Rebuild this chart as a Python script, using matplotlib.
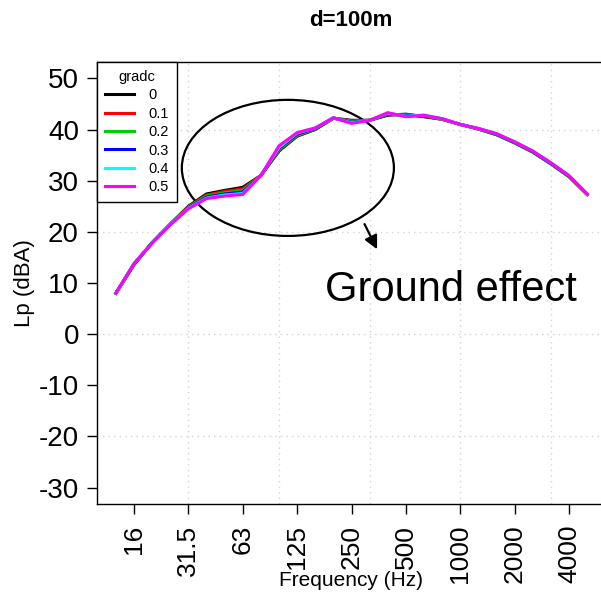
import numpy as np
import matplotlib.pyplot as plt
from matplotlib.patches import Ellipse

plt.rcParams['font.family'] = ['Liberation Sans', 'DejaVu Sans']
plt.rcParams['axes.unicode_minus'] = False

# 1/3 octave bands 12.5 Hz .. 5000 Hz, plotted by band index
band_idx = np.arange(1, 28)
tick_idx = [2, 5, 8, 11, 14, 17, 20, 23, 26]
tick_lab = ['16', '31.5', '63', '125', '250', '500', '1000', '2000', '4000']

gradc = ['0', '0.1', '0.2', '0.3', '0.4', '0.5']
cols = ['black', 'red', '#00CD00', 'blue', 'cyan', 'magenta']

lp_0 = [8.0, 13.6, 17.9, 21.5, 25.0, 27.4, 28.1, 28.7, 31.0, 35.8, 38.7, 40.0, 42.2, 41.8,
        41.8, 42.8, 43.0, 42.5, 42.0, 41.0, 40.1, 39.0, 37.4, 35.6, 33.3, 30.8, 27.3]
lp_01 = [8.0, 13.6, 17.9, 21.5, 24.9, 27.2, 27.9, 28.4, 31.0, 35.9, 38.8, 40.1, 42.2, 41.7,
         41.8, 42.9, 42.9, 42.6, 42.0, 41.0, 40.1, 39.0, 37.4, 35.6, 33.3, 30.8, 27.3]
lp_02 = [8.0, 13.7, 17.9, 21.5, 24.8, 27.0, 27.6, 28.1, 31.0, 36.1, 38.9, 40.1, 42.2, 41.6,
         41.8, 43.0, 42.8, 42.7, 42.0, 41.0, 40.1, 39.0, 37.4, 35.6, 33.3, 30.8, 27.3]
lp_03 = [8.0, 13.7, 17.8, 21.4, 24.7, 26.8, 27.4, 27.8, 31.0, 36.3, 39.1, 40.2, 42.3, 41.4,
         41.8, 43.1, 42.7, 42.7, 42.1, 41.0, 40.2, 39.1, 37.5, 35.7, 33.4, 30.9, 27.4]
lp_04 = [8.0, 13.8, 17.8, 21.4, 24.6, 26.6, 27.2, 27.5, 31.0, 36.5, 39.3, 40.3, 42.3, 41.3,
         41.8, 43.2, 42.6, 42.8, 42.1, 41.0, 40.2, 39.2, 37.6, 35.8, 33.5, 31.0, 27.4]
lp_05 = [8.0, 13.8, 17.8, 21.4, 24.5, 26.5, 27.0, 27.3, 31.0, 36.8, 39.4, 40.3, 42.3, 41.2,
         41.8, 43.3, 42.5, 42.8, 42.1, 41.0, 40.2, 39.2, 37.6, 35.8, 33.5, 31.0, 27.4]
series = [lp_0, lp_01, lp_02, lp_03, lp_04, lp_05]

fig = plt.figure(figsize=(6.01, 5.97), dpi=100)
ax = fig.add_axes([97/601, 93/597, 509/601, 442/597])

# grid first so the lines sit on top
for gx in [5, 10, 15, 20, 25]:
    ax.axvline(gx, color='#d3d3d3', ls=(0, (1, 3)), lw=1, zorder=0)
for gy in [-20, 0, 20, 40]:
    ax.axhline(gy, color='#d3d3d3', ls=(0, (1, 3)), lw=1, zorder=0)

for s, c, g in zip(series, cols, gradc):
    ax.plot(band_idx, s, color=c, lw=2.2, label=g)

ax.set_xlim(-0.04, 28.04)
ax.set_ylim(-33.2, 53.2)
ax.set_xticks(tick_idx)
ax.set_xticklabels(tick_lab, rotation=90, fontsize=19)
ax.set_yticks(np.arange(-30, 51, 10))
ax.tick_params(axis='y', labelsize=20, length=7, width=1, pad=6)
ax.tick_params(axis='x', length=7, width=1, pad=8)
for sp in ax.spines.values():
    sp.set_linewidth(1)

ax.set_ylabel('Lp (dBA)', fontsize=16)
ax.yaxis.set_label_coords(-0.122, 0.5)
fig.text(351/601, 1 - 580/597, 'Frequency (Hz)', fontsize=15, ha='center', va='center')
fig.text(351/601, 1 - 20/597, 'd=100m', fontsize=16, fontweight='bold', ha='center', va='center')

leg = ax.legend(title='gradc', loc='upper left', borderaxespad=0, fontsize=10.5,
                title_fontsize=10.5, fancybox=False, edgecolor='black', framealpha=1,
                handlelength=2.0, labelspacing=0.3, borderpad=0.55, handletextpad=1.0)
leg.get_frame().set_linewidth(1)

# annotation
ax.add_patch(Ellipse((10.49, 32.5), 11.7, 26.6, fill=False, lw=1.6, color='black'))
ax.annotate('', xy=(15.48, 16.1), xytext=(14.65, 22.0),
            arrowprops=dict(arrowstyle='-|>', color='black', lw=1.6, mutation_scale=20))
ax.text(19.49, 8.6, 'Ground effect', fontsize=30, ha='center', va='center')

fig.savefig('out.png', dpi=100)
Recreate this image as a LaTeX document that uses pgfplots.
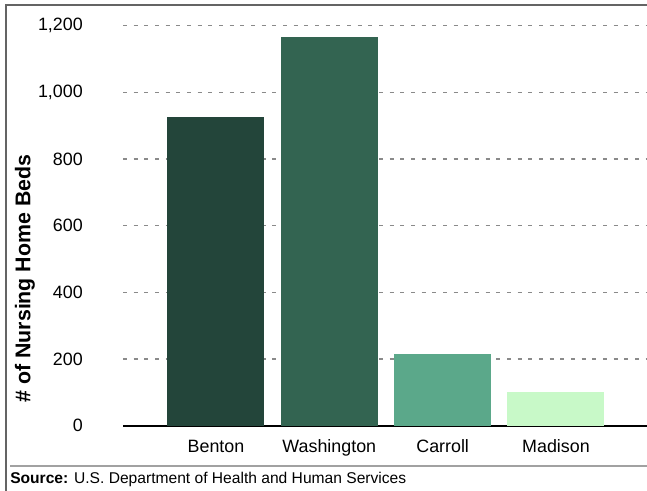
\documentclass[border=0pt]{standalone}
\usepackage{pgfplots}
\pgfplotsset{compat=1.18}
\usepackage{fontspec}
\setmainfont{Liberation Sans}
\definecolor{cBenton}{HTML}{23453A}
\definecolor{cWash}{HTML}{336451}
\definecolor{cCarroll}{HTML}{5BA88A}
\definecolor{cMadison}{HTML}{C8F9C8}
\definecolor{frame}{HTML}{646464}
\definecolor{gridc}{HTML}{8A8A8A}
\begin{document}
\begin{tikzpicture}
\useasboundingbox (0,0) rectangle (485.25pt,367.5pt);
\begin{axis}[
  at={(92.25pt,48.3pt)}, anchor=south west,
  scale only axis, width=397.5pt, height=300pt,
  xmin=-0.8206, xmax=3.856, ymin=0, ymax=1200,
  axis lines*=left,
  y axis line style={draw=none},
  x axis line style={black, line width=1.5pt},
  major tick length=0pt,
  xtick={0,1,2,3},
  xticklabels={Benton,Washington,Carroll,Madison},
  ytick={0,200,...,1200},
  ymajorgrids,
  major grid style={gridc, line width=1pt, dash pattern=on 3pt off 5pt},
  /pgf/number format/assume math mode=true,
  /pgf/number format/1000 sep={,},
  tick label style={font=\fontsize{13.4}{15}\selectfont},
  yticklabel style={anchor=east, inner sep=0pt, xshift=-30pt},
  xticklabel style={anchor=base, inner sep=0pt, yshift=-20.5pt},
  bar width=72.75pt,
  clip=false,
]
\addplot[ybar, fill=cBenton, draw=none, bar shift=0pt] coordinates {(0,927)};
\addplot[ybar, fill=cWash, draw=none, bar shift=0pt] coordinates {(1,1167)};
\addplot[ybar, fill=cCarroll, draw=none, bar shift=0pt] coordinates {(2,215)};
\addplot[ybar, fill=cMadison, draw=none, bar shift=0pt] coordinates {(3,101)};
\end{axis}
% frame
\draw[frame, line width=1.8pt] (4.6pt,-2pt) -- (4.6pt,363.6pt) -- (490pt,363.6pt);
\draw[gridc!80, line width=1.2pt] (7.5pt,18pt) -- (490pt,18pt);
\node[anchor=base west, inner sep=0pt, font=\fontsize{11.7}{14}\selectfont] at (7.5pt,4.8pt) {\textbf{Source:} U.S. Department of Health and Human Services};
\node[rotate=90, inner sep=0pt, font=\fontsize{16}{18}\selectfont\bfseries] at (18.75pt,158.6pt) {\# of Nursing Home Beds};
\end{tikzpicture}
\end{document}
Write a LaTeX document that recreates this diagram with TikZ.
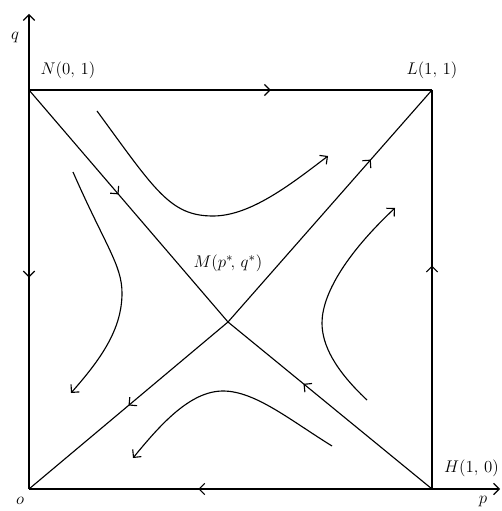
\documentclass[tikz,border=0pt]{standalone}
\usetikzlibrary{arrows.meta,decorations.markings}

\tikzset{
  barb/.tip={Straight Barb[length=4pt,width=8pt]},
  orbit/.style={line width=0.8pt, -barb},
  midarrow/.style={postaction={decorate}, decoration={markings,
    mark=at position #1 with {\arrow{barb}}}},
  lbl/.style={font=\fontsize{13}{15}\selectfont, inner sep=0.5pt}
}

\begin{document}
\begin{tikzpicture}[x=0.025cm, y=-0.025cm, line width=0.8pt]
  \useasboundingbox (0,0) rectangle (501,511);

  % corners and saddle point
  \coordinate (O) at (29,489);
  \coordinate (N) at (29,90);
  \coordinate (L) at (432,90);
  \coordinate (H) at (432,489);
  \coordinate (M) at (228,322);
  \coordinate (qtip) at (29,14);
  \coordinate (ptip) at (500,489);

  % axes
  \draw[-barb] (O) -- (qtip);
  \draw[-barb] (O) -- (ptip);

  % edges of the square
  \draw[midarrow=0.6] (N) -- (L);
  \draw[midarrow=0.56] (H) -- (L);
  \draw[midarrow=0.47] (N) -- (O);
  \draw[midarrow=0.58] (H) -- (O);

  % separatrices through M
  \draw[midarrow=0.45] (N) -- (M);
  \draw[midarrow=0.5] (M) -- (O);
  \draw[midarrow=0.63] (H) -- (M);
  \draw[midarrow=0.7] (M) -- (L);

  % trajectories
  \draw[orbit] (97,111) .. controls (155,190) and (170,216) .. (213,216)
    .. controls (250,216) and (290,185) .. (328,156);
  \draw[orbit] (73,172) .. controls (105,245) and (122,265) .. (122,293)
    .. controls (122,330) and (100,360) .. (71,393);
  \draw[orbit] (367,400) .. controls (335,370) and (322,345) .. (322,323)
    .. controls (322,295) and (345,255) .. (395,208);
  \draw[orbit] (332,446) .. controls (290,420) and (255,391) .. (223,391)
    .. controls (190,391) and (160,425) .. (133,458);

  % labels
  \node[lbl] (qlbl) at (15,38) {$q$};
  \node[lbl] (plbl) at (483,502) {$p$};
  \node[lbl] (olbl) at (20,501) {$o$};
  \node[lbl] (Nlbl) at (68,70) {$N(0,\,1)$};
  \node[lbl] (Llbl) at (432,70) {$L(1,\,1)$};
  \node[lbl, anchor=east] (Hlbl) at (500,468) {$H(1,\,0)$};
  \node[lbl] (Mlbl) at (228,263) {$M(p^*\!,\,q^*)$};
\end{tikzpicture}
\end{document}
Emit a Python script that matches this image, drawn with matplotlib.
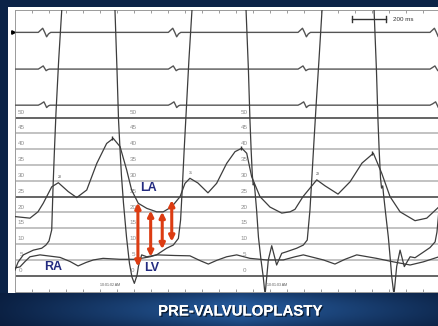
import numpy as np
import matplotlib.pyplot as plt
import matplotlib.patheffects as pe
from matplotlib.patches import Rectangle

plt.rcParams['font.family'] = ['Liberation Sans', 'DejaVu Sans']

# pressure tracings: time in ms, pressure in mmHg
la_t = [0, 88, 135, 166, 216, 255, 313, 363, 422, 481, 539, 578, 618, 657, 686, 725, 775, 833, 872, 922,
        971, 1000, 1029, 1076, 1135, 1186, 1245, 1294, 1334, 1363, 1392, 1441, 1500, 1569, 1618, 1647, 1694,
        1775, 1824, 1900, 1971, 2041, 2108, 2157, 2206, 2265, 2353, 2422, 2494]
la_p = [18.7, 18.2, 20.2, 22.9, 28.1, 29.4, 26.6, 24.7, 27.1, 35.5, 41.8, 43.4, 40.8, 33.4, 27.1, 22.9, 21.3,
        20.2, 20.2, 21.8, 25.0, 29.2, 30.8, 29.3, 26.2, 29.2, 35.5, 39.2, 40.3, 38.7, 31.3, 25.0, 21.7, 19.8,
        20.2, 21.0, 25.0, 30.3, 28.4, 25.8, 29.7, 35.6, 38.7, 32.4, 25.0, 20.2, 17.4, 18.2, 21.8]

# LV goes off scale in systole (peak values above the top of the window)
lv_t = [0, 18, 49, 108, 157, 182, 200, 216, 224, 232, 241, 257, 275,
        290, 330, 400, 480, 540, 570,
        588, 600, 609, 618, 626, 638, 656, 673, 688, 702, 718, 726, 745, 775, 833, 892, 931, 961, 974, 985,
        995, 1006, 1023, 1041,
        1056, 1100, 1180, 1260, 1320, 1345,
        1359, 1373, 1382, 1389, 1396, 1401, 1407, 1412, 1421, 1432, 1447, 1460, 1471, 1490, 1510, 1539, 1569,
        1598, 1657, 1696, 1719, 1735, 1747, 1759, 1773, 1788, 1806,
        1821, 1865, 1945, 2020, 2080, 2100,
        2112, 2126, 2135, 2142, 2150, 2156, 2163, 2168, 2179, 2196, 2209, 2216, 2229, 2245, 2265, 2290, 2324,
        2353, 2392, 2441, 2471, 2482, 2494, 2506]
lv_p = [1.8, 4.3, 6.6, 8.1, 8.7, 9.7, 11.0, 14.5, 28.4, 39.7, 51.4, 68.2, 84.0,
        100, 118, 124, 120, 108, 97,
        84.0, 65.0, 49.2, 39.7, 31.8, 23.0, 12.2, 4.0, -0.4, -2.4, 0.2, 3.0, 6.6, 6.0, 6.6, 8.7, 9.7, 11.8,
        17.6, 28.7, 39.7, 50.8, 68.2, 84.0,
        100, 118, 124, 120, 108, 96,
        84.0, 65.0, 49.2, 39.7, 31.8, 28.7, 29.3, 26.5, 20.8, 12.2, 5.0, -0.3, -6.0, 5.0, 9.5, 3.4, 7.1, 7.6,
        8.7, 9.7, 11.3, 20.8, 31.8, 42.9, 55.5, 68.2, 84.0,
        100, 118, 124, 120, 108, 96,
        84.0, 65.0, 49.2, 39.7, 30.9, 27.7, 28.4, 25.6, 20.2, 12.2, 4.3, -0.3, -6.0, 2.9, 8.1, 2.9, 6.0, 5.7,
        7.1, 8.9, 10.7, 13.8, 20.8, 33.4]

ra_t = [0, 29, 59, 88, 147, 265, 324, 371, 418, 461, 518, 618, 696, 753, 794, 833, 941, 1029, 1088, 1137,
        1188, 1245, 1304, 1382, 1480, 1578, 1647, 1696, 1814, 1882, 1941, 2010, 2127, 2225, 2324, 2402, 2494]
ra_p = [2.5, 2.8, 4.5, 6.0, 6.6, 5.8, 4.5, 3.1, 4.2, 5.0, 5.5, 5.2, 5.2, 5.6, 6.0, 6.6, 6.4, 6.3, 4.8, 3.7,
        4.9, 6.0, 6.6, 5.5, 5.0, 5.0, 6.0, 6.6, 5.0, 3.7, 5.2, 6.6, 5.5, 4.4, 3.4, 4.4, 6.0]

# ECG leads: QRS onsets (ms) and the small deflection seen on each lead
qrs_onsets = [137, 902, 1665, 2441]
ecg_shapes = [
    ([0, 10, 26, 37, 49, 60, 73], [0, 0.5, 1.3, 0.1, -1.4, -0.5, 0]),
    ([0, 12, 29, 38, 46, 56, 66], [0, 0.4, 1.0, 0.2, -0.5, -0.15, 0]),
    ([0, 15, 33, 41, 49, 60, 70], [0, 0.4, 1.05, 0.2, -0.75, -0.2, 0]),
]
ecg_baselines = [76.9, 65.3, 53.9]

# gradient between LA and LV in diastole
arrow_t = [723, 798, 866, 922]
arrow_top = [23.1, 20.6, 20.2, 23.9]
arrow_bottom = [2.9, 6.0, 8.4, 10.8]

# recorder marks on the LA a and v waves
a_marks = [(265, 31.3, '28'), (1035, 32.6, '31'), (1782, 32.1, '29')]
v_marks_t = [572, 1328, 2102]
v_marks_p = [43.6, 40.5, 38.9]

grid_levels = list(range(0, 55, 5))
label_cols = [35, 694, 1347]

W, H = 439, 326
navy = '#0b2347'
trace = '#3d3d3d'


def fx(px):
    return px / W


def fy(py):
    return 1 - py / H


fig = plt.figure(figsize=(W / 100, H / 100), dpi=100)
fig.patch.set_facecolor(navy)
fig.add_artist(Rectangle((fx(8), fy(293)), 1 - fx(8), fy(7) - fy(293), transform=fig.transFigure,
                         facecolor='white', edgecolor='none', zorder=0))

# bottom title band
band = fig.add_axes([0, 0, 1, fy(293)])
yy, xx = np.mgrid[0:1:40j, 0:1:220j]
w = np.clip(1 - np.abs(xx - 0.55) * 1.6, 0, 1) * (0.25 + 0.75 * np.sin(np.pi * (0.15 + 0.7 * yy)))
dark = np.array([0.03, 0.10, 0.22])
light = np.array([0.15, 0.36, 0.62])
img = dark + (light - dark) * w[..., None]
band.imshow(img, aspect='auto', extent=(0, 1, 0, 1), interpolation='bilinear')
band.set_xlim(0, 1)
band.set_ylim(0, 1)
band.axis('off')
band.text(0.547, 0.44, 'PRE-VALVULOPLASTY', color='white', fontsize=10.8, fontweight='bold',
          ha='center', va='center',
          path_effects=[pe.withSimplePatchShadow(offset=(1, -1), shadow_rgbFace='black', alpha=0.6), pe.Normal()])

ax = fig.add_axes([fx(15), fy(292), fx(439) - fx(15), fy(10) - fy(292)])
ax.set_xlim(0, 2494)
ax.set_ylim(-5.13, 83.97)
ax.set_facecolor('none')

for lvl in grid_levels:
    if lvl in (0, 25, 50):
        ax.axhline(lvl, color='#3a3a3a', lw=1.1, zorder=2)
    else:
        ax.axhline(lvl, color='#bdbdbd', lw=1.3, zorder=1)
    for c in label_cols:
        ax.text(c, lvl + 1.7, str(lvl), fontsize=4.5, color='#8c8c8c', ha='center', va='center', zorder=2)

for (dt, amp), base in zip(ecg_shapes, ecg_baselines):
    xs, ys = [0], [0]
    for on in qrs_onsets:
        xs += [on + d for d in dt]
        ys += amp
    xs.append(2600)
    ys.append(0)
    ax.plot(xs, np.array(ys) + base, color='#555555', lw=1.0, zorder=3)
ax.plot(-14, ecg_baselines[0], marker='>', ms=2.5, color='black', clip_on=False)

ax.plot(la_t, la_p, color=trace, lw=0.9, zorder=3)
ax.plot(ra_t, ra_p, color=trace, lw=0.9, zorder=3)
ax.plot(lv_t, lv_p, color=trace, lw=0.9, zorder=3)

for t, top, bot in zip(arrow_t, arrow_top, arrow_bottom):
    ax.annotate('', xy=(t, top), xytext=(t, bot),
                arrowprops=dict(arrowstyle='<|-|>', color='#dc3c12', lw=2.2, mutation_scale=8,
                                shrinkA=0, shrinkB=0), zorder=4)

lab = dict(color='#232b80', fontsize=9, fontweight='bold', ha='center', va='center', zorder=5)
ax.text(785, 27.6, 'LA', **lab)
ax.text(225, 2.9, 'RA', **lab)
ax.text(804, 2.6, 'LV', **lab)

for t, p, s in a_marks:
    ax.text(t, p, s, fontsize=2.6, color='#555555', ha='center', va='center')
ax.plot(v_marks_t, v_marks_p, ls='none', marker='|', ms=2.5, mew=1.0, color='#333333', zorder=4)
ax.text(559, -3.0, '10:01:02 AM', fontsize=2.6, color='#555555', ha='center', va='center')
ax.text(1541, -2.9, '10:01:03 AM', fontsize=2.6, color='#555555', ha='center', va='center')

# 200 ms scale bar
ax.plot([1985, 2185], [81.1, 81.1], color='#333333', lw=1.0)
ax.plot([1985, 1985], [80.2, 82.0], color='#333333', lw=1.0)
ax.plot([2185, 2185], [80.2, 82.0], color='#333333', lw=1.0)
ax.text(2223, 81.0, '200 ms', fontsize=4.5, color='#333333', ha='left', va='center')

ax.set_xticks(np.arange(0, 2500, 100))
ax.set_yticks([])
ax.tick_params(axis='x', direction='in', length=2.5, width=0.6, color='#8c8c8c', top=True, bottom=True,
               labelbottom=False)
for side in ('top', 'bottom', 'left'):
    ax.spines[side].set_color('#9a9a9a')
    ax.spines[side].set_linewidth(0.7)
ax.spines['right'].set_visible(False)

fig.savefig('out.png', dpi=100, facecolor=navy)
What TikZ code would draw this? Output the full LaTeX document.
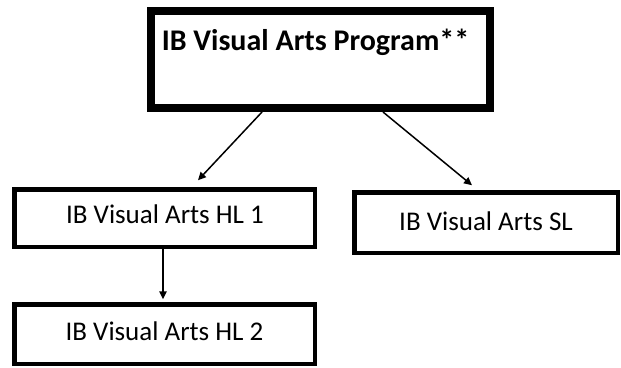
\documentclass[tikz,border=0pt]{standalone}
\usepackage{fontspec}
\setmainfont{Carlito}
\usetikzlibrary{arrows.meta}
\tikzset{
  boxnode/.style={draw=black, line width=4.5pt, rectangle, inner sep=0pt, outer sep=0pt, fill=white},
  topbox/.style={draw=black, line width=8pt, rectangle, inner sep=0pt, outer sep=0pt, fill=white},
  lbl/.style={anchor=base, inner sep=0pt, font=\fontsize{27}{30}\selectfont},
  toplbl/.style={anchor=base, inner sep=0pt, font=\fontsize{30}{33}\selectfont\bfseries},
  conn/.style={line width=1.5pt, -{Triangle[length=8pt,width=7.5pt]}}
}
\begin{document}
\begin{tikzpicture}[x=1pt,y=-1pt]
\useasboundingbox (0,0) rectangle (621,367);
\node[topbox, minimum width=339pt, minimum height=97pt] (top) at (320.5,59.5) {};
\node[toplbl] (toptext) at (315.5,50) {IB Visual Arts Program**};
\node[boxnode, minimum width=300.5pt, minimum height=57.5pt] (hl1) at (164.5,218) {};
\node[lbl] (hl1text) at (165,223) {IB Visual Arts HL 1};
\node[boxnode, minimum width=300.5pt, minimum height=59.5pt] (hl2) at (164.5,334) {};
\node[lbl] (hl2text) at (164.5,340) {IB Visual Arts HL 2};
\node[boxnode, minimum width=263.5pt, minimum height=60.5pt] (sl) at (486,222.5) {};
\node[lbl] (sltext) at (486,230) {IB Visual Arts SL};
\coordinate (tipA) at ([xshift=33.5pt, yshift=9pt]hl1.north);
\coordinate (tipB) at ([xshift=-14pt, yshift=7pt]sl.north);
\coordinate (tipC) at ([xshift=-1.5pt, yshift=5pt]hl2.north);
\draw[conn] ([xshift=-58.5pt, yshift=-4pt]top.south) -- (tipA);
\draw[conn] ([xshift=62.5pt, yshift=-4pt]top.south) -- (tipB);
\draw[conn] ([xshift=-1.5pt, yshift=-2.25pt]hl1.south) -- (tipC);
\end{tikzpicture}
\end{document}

• Exercise: Leave out the pictures and repeat exactly the lines from the start of the material through the line that contains "cols = ['black', 'red', '#00CD00', 'blue', 'cyan', 'magenta']", both included.

• Answer to this problem:
Rebuild this chart as a Python script, using matplotlib.
import numpy as np
import matplotlib.pyplot as plt
from matplotlib.patches import Ellipse

plt.rcParams['font.family'] = ['Liberation Sans', 'DejaVu Sans']
plt.rcParams['axes.unicode_minus'] = False

# 1/3 octave bands 12.5 Hz .. 5000 Hz, plotted by band index
band_idx = np.arange(1, 28)
tick_idx = [2, 5, 8, 11, 14, 17, 20, 23, 26]
tick_lab = ['16', '31.5', '63', '125', '250', '500', '1000', '2000', '4000']

gradc = ['0', '0.1', '0.2', '0.3', '0.4', '0.5']
cols = ['black', 'red', '#00CD00', 'blue', 'cyan', 'magenta']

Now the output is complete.